Quel est, selon vous, le bilan de la politique antiterroriste de Bush ?

Son bilan est très bon. Il a remporté beaucoup de victoires : il n’y a pas eu un seul attentat sur le sol américain durant ses 8 années de présidence et des dizaines de tentatives ont été déjouées. Mais depuis Obama, la sécurité recule et on assiste au retour des attentats comme celui qui a frappé la base militaire de Fort Hood en novembre 2009 au Texas (ndlr : la fusillade fit 13 morts et 30 blessés) ou d’autres qui ont avorté à New York et ailleurs. Bush en réalité est victime de son succès car un attentat qui n’aboutit pas, cela fait trois lignes dans la presse. Bush a par ailleurs laissé à Obama un Irak stabilisé et qui n’a pas bougé lors du récent "Printemps arabe".

Les historiens verront-ils d’un autre œil l’héritage de George W. Bush dans les années à venir ?

J’en suis persuadée. Je le dis même très clairement dans mon livre Obama : de la déconstruction de la démocratie en Amérique. Beaucoup aux États-Unis commencent d’ailleurs à s’en rendre compte. Bush n’a pas fait des choses fantastiques en tout mais je continue de penser qu’il a eu raison de vouloir supprimer le régime de Saddam Hussein. La politique menée par le général Petraeus en Irak était la bonne mais celle qu’il a initiée en Afghanistan sous Bush me convainc beaucoup moins. Aujourd’hui, le responsable du bourbier afghan, c’est Obama. Pas Bush.

Comment jugez-vous la couverture médiatique en France de cette élimination historique ?

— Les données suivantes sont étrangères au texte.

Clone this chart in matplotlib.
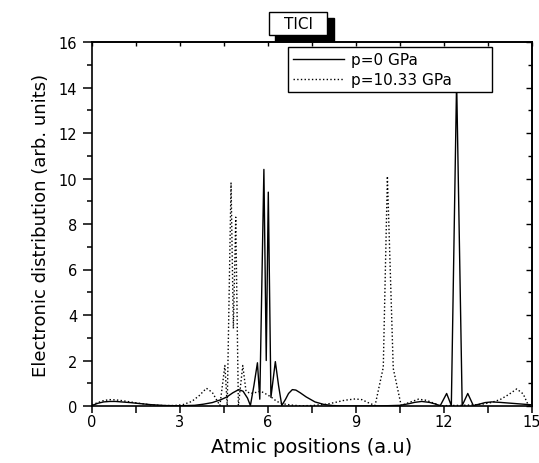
import matplotlib
matplotlib.use("Agg")
import matplotlib.pyplot as plt
from matplotlib.patches import Rectangle
from matplotlib.ticker import MultipleLocator

plt.rcParams['font.family'] = ['DejaVu Sans']

# ---- data ----
x_p0 = [0, 0.2, 0.4, 0.6, 0.8, 1.0, 1.3, 1.6, 2.0, 2.5, 3.0, 3.5, 3.8, 4.1, 4.4, 4.6, 4.8, 5.0,
        5.15, 5.3, 5.4, 5.52, 5.64, 5.72, 5.86, 5.94, 6.01, 6.10, 6.25, 6.36, 6.47, 6.6, 6.7, 6.83,
        6.95, 7.1, 7.3, 7.6, 7.9, 8.2, 8.6, 9.0, 9.5, 10.0, 10.5, 10.8, 11.0, 11.24, 11.5, 11.7,
        11.87, 12.09, 12.25, 12.43, 12.62, 12.81, 13.0, 13.2, 13.4, 13.63, 13.9, 14.2, 14.5, 14.8, 15.0]
y_p0 = [0.02, 0.12, 0.18, 0.2, 0.2, 0.18, 0.15, 0.11, 0.06, 0.02, 0.01, 0.03, 0.08, 0.15, 0.28, 0.4,
        0.58, 0.72, 0.65, 0.35, 0.02, 0.9, 1.9, 0.3, 10.4, 2.0, 9.4, 0.38, 1.95, 0.9, 0.02, 0.3, 0.55,
        0.72, 0.7, 0.58, 0.4, 0.18, 0.07, 0.02, 0.0, 0.0, 0.0, 0.01, 0.03, 0.1, 0.16, 0.2, 0.16, 0.09,
        0.01, 0.55, 0.02, 14.3, 0.02, 0.55, 0.02, 0.08, 0.15, 0.18, 0.16, 0.13, 0.1, 0.07, 0.05]

x_p10 = [0, 0.2, 0.4, 0.6, 0.8, 1.0, 1.3, 1.6, 2.0, 2.4, 2.8, 3.1, 3.4, 3.65, 3.9, 4.1, 4.36, 4.53,
         4.61, 4.74, 4.82, 4.90, 4.99, 5.14, 5.25, 5.4, 5.6, 5.75, 5.9, 6.1, 6.3, 6.5, 6.8, 7.1, 7.5,
         8.0, 8.3, 8.6, 8.97, 9.2, 9.41, 9.65, 9.93, 10.07, 10.27, 10.54, 10.8, 11.13, 11.4, 11.7,
         11.87, 12.2, 12.6, 13.0, 13.3, 13.6, 13.91, 14.2, 14.48, 14.7, 14.88, 15.0]
y_p10 = [0.05, 0.15, 0.24, 0.28, 0.27, 0.24, 0.18, 0.12, 0.05, 0.02, 0.02, 0.06, 0.2, 0.45, 0.78,
         0.6, 0.02, 1.78, 0.02, 9.8, 3.4, 8.3, 0.02, 1.78, 0.65, 0.55, 0.6, 0.65, 0.55, 0.4, 0.2,
         0.1, 0.04, 0.01, 0.02, 0.08, 0.16, 0.25, 0.31, 0.28, 0.15, 0.02, 1.7, 10.1, 1.65, 0.02,
         0.15, 0.3, 0.25, 0.1, 0.01, 0.02, 0.03, 0.05, 0.08, 0.15, 0.28, 0.5, 0.75, 0.53, 0.02, 0.0]

labels = ["p=0 GPa", "p=10.33 GPa"]
title = "TICI"
xlabel = "Atmic positions (a.u)"
ylabel = "Electronic distribution (arb. units)"
xticks = [0, 3, 6, 9, 12, 15]
yticks = [0, 2, 4, 6, 8, 10, 12, 14, 16]

W, H = 539, 464
fig = plt.figure(figsize=(W / 100, H / 100), dpi=100)
ax = fig.add_axes([92 / W, 1 - 407 / H, 440 / W, 364 / H])

ax.plot(x_p0, y_p0, color='black', lw=1.0, ls='-', label=labels[0])
ax.plot(x_p10, y_p10, color='black', lw=1.0, ls=':', label=labels[1])

ax.set_xlim(0, 15)
ax.set_ylim(0, 16)
ax.set_xticks(xticks)
ax.set_yticks(yticks)
ax.xaxis.set_minor_locator(MultipleLocator(1.5))
ax.yaxis.set_minor_locator(MultipleLocator(1))

for s in ax.spines.values():
    s.set_linewidth(1.2)

ax.tick_params(axis='x', which='both', direction='out', length=4.8, width=1.1,
               labelsize=10.5, pad=1, top=False)
ax.tick_params(axis='y', which='major', direction='out', length=6.5, width=1.1,
               labelsize=10.5, pad=4, right=False)
ax.tick_params(axis='y', which='minor', direction='out', length=3.6, width=1.1, right=False)

# top and right ticks point inward
secx = ax.secondary_xaxis('top')
secx.set_xticks(xticks)
secx.xaxis.set_minor_locator(MultipleLocator(1.5))
secx.tick_params(which='both', direction='in', length=3, width=1.0, labeltop=False)
secx.spines['top'].set_linewidth(1.2)
secy = ax.secondary_yaxis('right')
secy.set_yticks(yticks)
secy.yaxis.set_minor_locator(MultipleLocator(1))
secy.tick_params(which='major', direction='in', length=4, width=1.0, labelright=False)
secy.tick_params(which='minor', direction='in', length=3, width=1.0, labelright=False)
secy.spines['right'].set_linewidth(1.2)

ax.set_xlabel(xlabel, fontsize=14, labelpad=6)
ax.set_ylabel(ylabel, fontsize=13, labelpad=6)

leg = ax.legend(loc='upper left', bbox_to_anchor=(0.445, 0.3, 0.464, 0.686), mode='expand',
                borderaxespad=0, fontsize=11, fancybox=False, framealpha=1,
                edgecolor='black', handlelength=3.3, handletextpad=0.5,
                borderpad=0.35, labelspacing=0.3)
leg.get_frame().set_linewidth(1.0)

# boxed title with drop shadow
fig.add_artist(Rectangle((275 / W, 1 - 42 / H), 59 / W, 23 / H, transform=fig.transFigure,
                         facecolor='black', edgecolor='black', zorder=3))
fig.add_artist(Rectangle((269 / W, 1 - 36 / H), 58 / W, 23 / H, transform=fig.transFigure,
                         facecolor='white', edgecolor='black', lw=1.0, zorder=4))
fig.text(298 / W, 1 - 24.5 / H, title, ha='center', va='center', fontsize=11, zorder=5)

fig.savefig("out.png", dpi=100)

Les médias français ne veulent pas reconnaître qu’ils ont eu tort de s’emballer pour Obama qui n’est qu’un nouveau venu, qui n’a jamais rien fait dans sa vie pour mériter une adoration pareille. Les journalistes en France ne font aucun effort : c’est un mélange de paresse intellectuelle et de mauvaise volonté. En plus de leur parti pris virulent contre le Parti républicain, ils ont une profonde méconnaissance de ce qu’est devenu aujourd’hui le Parti démocrate, beaucoup plus à gauche qu’autrefois.